MasterChugs Theater: ‘National Lampoon’s Christmas Vacation’

For many people, National Lampoon’s Christmas Vacation is the best Christmas-themed comedy ever filmed. Personally, I make it habit to watch this movie about ten million times between Thanksgiving and Christmas Eve. Even after seeing the film so many times, Christmas Vacation remains as hilarious and entertaining as the previous holiday season. More than just a seasonal film, it’s one of those rare comedies that’s near perfect from beginning to end.

The movie follows the ongoing exploits of Clark Griswold and the Griswold family, but this particular rendition of the classic Vacation movies is arguably the best. As in the previous films, Clark’s goal is to create the perfect vacation for his family. Only this time, instead of hitting the road for Wally World or flying to Europe, the Griswolds stay at home in suburban Chicago.

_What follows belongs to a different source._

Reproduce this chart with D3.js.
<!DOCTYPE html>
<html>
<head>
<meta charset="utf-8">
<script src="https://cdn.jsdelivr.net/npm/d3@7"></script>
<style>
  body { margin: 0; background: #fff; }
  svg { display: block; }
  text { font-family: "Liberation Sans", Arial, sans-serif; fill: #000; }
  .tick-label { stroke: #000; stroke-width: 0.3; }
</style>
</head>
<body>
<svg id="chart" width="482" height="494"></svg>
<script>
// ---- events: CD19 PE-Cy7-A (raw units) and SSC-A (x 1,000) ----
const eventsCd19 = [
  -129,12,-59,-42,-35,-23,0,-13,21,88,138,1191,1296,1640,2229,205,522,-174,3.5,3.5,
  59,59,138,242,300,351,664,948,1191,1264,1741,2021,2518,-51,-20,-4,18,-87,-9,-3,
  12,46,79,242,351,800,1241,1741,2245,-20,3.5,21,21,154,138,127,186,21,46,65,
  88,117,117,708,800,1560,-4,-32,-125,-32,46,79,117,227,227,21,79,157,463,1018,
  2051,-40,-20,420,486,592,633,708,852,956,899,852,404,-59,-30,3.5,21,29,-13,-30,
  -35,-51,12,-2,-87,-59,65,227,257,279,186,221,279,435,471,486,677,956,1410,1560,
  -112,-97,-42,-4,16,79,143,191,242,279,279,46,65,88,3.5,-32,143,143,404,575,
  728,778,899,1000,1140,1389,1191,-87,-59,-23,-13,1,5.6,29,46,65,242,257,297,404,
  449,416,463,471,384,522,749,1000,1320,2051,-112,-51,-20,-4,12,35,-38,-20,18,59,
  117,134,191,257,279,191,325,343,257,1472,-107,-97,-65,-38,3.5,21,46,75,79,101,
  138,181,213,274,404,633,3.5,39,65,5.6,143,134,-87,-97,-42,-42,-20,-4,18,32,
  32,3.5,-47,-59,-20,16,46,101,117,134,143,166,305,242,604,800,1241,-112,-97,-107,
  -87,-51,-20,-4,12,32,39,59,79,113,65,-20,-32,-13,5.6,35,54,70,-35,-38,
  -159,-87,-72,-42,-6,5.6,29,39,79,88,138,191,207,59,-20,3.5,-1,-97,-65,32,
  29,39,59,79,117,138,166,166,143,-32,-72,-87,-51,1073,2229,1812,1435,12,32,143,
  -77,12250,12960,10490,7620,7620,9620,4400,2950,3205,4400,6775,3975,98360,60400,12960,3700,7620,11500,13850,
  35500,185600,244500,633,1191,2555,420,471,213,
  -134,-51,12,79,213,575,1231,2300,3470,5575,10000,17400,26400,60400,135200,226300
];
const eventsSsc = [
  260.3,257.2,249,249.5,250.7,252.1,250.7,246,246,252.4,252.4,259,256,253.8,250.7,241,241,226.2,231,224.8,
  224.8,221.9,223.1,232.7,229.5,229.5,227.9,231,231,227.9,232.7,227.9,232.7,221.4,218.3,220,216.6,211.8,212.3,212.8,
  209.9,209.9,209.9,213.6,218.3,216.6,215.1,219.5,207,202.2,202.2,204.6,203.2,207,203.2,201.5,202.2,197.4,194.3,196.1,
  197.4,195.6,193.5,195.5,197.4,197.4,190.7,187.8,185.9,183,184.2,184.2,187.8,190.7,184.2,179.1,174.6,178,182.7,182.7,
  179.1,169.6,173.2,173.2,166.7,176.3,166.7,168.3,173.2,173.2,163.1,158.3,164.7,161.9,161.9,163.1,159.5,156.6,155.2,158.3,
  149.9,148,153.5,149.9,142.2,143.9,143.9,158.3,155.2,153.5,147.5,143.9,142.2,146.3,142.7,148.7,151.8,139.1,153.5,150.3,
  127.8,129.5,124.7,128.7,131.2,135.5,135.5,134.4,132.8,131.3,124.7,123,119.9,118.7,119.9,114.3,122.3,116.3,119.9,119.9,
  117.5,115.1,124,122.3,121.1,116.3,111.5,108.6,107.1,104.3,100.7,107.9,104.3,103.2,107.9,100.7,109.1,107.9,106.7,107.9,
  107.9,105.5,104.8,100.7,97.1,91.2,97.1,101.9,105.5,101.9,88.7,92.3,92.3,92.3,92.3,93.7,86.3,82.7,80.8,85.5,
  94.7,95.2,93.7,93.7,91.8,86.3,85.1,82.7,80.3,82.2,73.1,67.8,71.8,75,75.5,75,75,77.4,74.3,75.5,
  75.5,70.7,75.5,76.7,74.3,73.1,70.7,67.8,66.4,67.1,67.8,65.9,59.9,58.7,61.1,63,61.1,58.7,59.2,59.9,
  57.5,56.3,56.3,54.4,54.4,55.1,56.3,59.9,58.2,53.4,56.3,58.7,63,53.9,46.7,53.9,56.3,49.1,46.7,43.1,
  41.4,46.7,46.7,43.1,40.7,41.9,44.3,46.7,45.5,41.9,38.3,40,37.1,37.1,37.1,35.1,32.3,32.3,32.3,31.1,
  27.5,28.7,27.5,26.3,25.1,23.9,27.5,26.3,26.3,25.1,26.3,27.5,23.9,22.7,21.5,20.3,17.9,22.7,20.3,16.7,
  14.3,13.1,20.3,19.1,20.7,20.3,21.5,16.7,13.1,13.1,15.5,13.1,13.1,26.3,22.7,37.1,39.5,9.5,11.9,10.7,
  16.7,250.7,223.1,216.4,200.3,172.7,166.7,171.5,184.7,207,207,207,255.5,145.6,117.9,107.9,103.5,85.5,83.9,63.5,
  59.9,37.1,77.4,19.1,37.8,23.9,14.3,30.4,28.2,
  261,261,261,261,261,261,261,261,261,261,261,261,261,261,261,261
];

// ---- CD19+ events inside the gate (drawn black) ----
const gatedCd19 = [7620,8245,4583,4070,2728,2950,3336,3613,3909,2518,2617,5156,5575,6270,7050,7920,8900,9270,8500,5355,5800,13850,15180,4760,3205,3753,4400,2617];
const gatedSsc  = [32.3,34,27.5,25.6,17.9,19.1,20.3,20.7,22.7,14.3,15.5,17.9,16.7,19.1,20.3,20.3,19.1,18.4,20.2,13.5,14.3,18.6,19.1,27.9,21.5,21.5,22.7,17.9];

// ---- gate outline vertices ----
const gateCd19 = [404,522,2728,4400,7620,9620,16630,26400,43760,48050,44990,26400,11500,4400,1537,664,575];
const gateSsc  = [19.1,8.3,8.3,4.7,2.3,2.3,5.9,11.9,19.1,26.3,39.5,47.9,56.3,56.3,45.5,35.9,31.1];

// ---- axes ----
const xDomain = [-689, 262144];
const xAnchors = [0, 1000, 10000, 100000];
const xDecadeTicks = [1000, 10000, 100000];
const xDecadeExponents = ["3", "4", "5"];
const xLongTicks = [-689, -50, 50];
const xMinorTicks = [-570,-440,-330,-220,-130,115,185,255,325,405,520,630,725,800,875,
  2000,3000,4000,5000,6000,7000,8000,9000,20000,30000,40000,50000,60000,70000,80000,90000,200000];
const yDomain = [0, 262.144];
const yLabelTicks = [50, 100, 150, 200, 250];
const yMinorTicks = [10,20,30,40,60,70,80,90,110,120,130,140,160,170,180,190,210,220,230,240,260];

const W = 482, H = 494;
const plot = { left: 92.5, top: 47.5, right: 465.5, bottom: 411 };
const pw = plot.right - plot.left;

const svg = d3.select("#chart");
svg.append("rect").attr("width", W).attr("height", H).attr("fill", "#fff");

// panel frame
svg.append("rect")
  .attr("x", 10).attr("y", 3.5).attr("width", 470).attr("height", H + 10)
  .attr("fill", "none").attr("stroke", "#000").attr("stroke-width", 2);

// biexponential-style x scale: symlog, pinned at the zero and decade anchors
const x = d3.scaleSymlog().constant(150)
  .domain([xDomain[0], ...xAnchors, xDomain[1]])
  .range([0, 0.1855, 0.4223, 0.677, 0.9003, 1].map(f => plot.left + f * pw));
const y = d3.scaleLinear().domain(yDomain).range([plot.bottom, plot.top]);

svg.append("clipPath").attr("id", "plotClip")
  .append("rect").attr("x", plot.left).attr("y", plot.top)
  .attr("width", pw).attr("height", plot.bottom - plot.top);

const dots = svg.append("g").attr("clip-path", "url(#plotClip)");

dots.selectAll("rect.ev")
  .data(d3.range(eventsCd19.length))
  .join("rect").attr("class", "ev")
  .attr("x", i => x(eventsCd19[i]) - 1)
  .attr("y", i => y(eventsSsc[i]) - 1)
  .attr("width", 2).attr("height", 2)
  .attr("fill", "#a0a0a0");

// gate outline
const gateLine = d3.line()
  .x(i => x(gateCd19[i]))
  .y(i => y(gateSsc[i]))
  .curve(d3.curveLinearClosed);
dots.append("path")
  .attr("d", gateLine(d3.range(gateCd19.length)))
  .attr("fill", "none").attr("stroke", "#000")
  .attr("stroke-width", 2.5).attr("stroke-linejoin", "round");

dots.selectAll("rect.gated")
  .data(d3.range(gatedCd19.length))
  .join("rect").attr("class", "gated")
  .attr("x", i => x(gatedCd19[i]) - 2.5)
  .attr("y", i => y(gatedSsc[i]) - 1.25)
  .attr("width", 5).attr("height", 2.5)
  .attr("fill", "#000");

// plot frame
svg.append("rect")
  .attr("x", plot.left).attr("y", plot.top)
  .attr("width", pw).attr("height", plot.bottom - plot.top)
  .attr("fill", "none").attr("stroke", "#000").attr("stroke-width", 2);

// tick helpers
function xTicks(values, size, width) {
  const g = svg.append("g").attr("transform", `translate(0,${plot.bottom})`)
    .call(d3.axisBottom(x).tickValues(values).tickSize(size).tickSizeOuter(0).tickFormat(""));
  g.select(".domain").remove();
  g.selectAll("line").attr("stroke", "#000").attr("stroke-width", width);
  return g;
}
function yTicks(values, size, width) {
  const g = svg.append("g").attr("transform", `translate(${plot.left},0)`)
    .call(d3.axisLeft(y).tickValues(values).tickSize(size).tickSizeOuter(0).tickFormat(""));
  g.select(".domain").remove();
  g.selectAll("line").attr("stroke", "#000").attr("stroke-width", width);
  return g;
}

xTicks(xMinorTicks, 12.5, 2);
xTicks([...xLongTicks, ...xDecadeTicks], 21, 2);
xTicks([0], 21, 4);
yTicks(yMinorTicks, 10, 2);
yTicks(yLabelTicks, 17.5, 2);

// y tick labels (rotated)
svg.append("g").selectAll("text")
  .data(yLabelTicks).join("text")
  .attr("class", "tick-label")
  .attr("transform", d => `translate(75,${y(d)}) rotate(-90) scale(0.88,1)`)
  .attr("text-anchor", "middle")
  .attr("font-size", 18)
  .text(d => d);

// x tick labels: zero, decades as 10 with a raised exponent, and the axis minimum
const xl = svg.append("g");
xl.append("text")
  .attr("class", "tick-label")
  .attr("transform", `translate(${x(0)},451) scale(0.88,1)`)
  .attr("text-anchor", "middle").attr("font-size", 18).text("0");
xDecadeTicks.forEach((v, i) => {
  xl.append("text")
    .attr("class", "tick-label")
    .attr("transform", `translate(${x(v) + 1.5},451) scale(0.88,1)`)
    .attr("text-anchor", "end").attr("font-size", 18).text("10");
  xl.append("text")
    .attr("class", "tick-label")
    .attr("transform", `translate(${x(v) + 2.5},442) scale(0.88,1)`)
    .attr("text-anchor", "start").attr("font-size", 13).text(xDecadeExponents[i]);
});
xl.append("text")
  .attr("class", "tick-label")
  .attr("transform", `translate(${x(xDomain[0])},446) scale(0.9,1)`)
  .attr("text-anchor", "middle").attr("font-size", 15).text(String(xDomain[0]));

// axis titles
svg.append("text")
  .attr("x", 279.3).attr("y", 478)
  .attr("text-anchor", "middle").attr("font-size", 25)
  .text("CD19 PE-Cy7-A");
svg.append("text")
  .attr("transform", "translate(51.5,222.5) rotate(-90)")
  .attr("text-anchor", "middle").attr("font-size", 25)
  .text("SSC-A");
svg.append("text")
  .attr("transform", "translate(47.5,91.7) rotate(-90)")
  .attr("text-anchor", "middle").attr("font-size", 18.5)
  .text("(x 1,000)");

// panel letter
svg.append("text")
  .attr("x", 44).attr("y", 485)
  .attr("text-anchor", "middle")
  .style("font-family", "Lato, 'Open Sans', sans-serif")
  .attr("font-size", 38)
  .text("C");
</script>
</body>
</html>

When Clark vows to create “the most fun-filled old-fashioned family Christmas ever,” things naturally go awry. With the Griswold family and their in-laws living under one roof, the relatives constantly get on each others’ nerves. Clark sets out to decorate the house for Christmas, and his quest culminates in a 25,000 light extravaganza that covers every square inch of the house. In the process, he nearly breaks his neck several times and knocks out his neighbor’s window with a flying lance of roof gutter ice.

And then Cousin Eddie arrives uninvited and parks his RV in the Griswold driveway. The crescendo of disaster steadily increases as Christmas Day approaches with Clark’s agony compounded the absence of his annual Christmas bonus. Clark’s big Christmas surprise for the family is that he’s putting in a pool, but in order to start work as soon as the ground thawed out, he had to put down a hefty deposit which his check won’t cover without the Christmas bonus. After a Christmas Eve in which the turkey explodes, Aunt Bethany’s cat electrocutes itself, Uncle Lewis burns down the tree, and a squirrel gets loose in the house, a late night knock on the door provides Clark with hope. But when the bonus isn’t quite what Clark expected, Cousin Eddie surprises Clark with an unexpected last minute gift.

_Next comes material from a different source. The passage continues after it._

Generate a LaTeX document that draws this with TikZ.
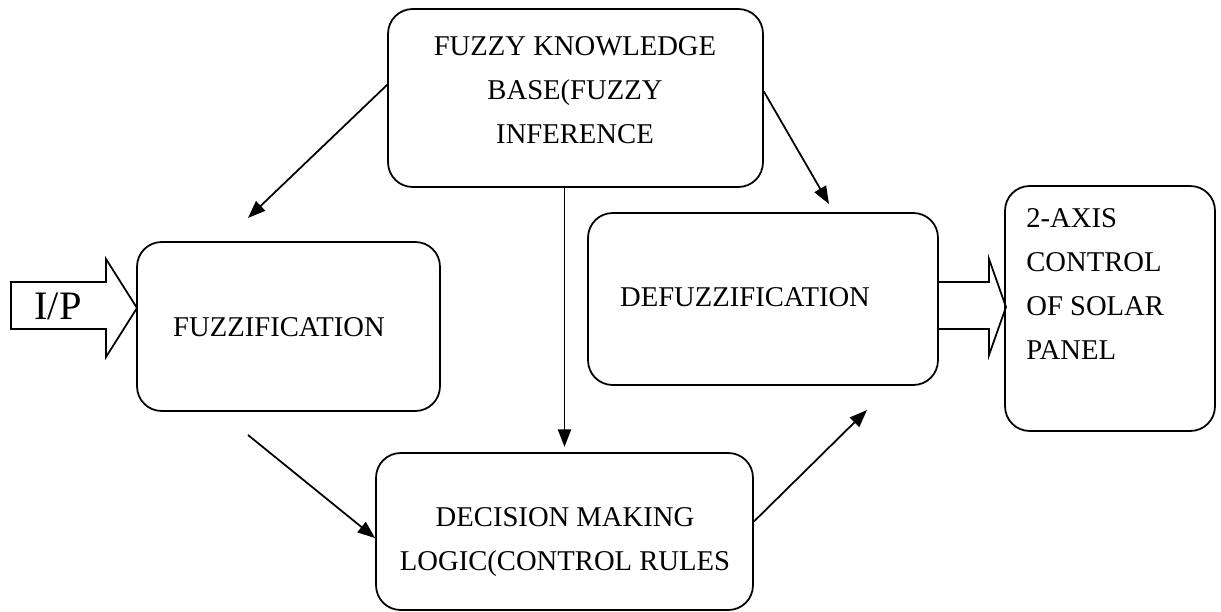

Hint: it’s not “the green stuff.”

Christmas Vacation has surprisingly little content that makes it seem “dated”. With some of the best one-liners in all of comedy, you’ll find yourself reciting its dialogue for many Christmases to come. But what makes Christmas Vacation such an enduring film is that everyone who watches it can relate to the events within. Almost everyone has a strange relative like Eddie or a pair of snotty elitist neighbors, and of course, who hasn’t had a squirrel ransack their house on Christmas Eve? Okay, well, maybe not everyone.

I can’t force you to adopt my tradition of watching this film, but that won’t stop me from trying. Sure, you can go out there this holiday season and watch “meaningful” stories that show you CG-infused train rides through a snowy terrain, or those tired old stories of Tiny Tim and his dad’s cranky employer. But wouldn’t it be better to see a Christmas tale unlike the others, one that delivers the true message of the modern holiday — the togetherness that idealist Clark must ultimately learn is the real meaning of the holidays? Wouldn’t you rather laugh along with family and friends as Cousin Eddie empties his chemical toilet into the storm sewer, only to see it explode later in the film’s touching final moments? Of course you would. That is why this film is so special, because it infinitely charming and undeniably fun.

That, and it’s funny. What’s so hard to understand?